_Source excerpt_

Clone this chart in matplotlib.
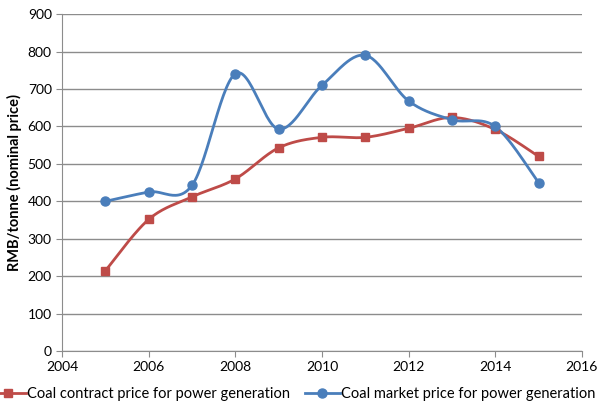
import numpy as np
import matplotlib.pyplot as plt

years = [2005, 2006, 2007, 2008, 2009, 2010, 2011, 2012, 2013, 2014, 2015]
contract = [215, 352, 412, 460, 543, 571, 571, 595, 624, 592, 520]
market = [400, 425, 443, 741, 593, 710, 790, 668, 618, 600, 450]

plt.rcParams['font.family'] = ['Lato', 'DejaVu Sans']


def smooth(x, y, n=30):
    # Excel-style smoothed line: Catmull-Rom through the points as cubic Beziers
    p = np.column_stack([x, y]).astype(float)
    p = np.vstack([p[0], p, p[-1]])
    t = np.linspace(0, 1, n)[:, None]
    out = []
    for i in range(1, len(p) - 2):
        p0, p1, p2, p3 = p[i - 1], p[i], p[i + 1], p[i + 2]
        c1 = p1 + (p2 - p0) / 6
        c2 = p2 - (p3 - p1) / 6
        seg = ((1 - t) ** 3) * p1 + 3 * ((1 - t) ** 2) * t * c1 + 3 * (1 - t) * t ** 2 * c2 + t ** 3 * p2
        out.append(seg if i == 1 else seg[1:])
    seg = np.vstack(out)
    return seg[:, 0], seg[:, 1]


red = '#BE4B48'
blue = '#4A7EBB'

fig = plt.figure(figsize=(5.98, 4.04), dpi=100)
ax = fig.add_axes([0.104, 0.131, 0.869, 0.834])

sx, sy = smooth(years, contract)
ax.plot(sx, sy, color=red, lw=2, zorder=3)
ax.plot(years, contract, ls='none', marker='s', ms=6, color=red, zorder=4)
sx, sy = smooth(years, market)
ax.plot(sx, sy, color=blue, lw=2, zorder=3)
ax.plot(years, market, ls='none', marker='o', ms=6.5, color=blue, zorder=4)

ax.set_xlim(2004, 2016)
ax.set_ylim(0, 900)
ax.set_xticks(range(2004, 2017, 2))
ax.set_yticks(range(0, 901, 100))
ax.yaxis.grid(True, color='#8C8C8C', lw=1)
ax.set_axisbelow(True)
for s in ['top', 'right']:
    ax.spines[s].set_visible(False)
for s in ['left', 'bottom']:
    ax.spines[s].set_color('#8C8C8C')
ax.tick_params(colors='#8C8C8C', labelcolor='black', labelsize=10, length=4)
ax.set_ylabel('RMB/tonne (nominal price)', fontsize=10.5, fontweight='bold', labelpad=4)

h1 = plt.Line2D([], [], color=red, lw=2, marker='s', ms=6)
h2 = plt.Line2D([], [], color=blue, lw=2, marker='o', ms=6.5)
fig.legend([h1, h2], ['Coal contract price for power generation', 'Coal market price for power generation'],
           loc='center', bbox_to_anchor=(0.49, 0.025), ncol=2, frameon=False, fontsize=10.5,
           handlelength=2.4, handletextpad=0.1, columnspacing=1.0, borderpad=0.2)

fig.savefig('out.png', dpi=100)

_Instructions to follow_
Quote, exactly and only, the lines from the first line of the data above through the line containing "blue = '#4A7EBB'". The pictures do not belong in it.

_Correct response_
Clone this chart in matplotlib.
import numpy as np
import matplotlib.pyplot as plt

years = [2005, 2006, 2007, 2008, 2009, 2010, 2011, 2012, 2013, 2014, 2015]
contract = [215, 352, 412, 460, 543, 571, 571, 595, 624, 592, 520]
market = [400, 425, 443, 741, 593, 710, 790, 668, 618, 600, 450]

plt.rcParams['font.family'] = ['Lato', 'DejaVu Sans']


def smooth(x, y, n=30):
    # Excel-style smoothed line: Catmull-Rom through the points as cubic Beziers
    p = np.column_stack([x, y]).astype(float)
    p = np.vstack([p[0], p, p[-1]])
    t = np.linspace(0, 1, n)[:, None]
    out = []
    for i in range(1, len(p) - 2):
        p0, p1, p2, p3 = p[i - 1], p[i], p[i + 1], p[i + 2]
        c1 = p1 + (p2 - p0) / 6
        c2 = p2 - (p3 - p1) / 6
        seg = ((1 - t) ** 3) * p1 + 3 * ((1 - t) ** 2) * t * c1 + 3 * (1 - t) * t ** 2 * c2 + t ** 3 * p2
        out.append(seg if i == 1 else seg[1:])
    seg = np.vstack(out)
    return seg[:, 0], seg[:, 1]


red = '#BE4B48'
blue = '#4A7EBB'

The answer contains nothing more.